-- Start of Provided data --

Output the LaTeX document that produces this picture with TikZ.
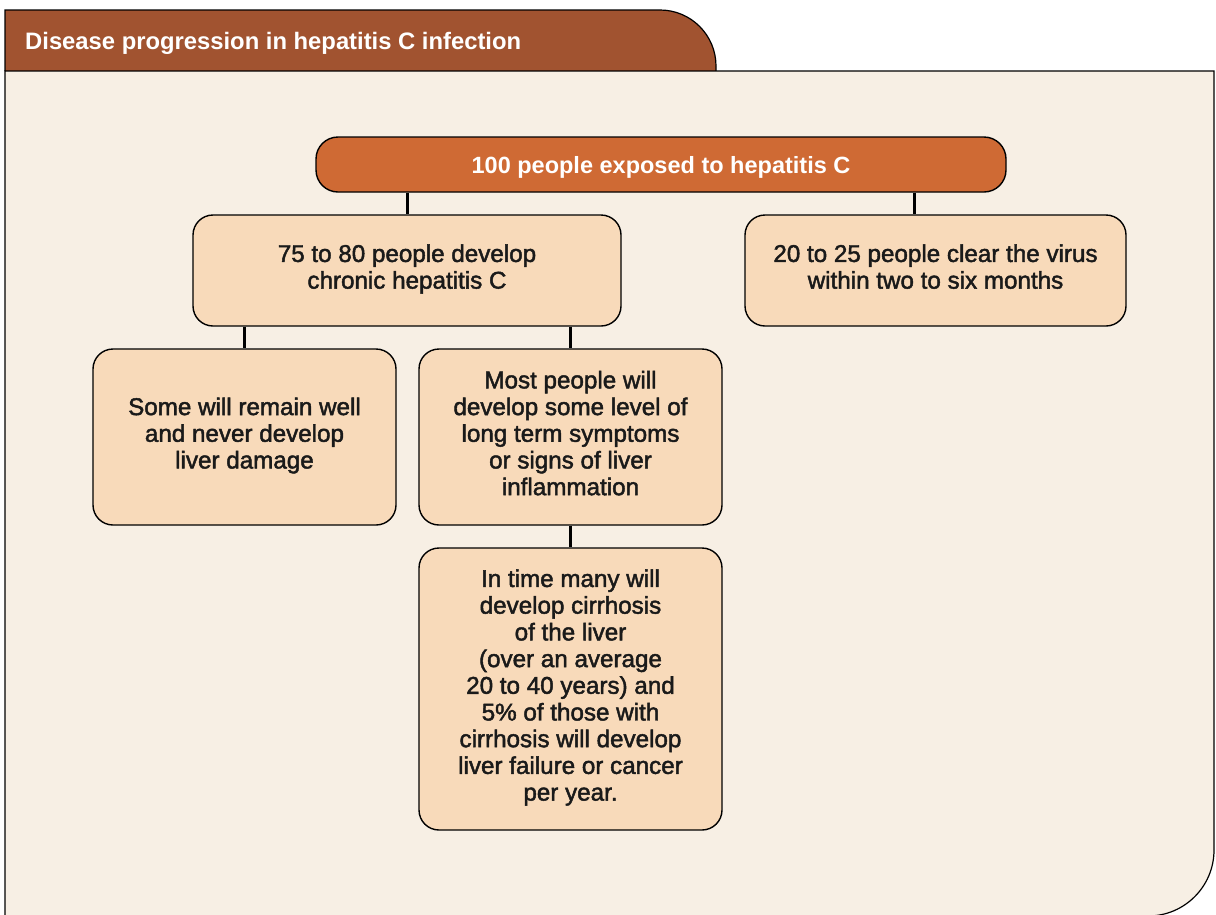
\documentclass[tikz,border=0pt]{standalone}
\usepackage{fontspec}
\setmainfont{Liberation Sans}
\definecolor{tabc}{RGB}{161,83,48}
\definecolor{rootc}{RGB}{207,106,52}
\definecolor{boxc}{RGB}{248,218,186}
\definecolor{bgc}{RGB}{247,239,228}
\definecolor{txt}{RGB}{26,26,26}
\newcommand{\heavyon}{\special{pdf:code 2 Tr 0.45 w}}
\newcommand{\heavyoff}{\special{pdf:code 0 Tr}}
\begin{document}
\begin{tikzpicture}[x=1pt,y=-1pt,
  every node/.style={inner sep=0pt},
  frame/.style={draw=black, line width=1.2pt},
  peach/.style={draw=black, line width=1.4pt, fill=boxc, rounded corners=20pt, align=center, text=txt,
    font=\fontsize{24.2}{26.7}\selectfont,
    execute at begin node={\heavyon\strut}, execute at end node={\strut\heavyoff}},
  rootbox/.style={draw=black, line width=1.4pt, fill=rootc, rounded corners=22pt, align=center, text=white,
    font=\bfseries\fontsize{23.5}{26}\selectfont, text depth=0pt},
  link/.style={draw=black, line width=3pt}
]
\useasboundingbox (0,0) rectangle (1216,914);
\fill[white] (0,0) rectangle (1216,914);
% tab
\draw[frame, fill=tabc] (5,71) -- (5,10) -- (660,10) .. controls (690.9,10) and (716,35.1) .. (716,66) -- (716,71);
% body panel
\draw[frame, fill=bgc] (5,71) -- (1214,71) -- (1214,850) .. controls (1214,886.5) and (1184.5,916) .. (1148,916) -- (5,916) -- cycle;
\node[anchor=base west, text=white, font=\bfseries\fontsize{23.8}{28}\selectfont] (title) at (25,49) {Disease progression in hepatitis C infection};
% nodes
\node[rootbox, minimum width=690pt, minimum height=55pt] (root) at (661,164.5) {100 people exposed to hepatitis C};
\node[peach, minimum width=428pt, minimum height=111pt] (A) at (407,270.5) {75 to 80 people develop\\chronic hepatitis C};
\node[peach, minimum width=381pt, minimum height=111pt] (B) at (935.5,270.5) {20 to 25 people clear the virus\\within two to six months};
\node[peach, minimum width=303pt, minimum height=176pt] (C) at (244.5,437) {Some will remain well\\and never develop\\liver damage};
\node[peach, minimum width=303pt, minimum height=176pt] (D) at (570.5,437) {Most people will\\develop some level of\\long term symptoms\\or signs of liver\\inflammation};
\node[peach, minimum width=303pt, minimum height=282pt] (E) at (570.5,689) {In time many will\\develop cirrhosis\\of the liver\\(over an average\\20 to 40 years) and\\5\% of those with\\cirrhosis will develop\\liver failure or cancer\\per year.};
% connectors
\draw[link] (A.north |- root.south) -- (A.north);
\draw[link] ([xshift=-21.5pt]B.north |- root.south) -- ([xshift=-21.5pt]B.north);
\draw[link] (C.north |- A.south) -- (C.north);
\draw[link] (D.north |- A.south) -- (D.north);
\draw[link] (D.south) -- (E.north);
\end{tikzpicture}
\end{document}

-- End of Provided data --

Problem to solve => Write out again every line above exactly as given; the pictures do not belong in the copy.

Answer to this task =>
Output the LaTeX document that produces this picture with TikZ.
\documentclass[tikz,border=0pt]{standalone}
\usepackage{fontspec}
\setmainfont{Liberation Sans}
\definecolor{tabc}{RGB}{161,83,48}
\definecolor{rootc}{RGB}{207,106,52}
\definecolor{boxc}{RGB}{248,218,186}
\definecolor{bgc}{RGB}{247,239,228}
\definecolor{txt}{RGB}{26,26,26}
\newcommand{\heavyon}{\special{pdf:code 2 Tr 0.45 w}}
\newcommand{\heavyoff}{\special{pdf:code 0 Tr}}
\begin{document}
\begin{tikzpicture}[x=1pt,y=-1pt,
  every node/.style={inner sep=0pt},
  frame/.style={draw=black, line width=1.2pt},
  peach/.style={draw=black, line width=1.4pt, fill=boxc, rounded corners=20pt, align=center, text=txt,
    font=\fontsize{24.2}{26.7}\selectfont,
    execute at begin node={\heavyon\strut}, execute at end node={\strut\heavyoff}},
  rootbox/.style={draw=black, line width=1.4pt, fill=rootc, rounded corners=22pt, align=center, text=white,
    font=\bfseries\fontsize{23.5}{26}\selectfont, text depth=0pt},
  link/.style={draw=black, line width=3pt}
]
\useasboundingbox (0,0) rectangle (1216,914);
\fill[white] (0,0) rectangle (1216,914);
% tab
\draw[frame, fill=tabc] (5,71) -- (5,10) -- (660,10) .. controls (690.9,10) and (716,35.1) .. (716,66) -- (716,71);
% body panel
\draw[frame, fill=bgc] (5,71) -- (1214,71) -- (1214,850) .. controls (1214,886.5) and (1184.5,916) .. (1148,916) -- (5,916) -- cycle;
\node[anchor=base west, text=white, font=\bfseries\fontsize{23.8}{28}\selectfont] (title) at (25,49) {Disease progression in hepatitis C infection};
% nodes
\node[rootbox, minimum width=690pt, minimum height=55pt] (root) at (661,164.5) {100 people exposed to hepatitis C};
\node[peach, minimum width=428pt, minimum height=111pt] (A) at (407,270.5) {75 to 80 people develop\\chronic hepatitis C};
\node[peach, minimum width=381pt, minimum height=111pt] (B) at (935.5,270.5) {20 to 25 people clear the virus\\within two to six months};
\node[peach, minimum width=303pt, minimum height=176pt] (C) at (244.5,437) {Some will remain well\\and never develop\\liver damage};
\node[peach, minimum width=303pt, minimum height=176pt] (D) at (570.5,437) {Most people will\\develop some level of\\long term symptoms\\or signs of liver\\inflammation};
\node[peach, minimum width=303pt, minimum height=282pt] (E) at (570.5,689) {In time many will\\develop cirrhosis\\of the liver\\(over an average\\20 to 40 years) and\\5\% of those with\\cirrhosis will develop\\liver failure or cancer\\per year.};
% connectors
\draw[link] (A.north |- root.south) -- (A.north);
\draw[link] ([xshift=-21.5pt]B.north |- root.south) -- ([xshift=-21.5pt]B.north);
\draw[link] (C.north |- A.south) -- (C.north);
\draw[link] (D.north |- A.south) -- (D.north);
\draw[link] (D.south) -- (E.north);
\end{tikzpicture}
\end{document}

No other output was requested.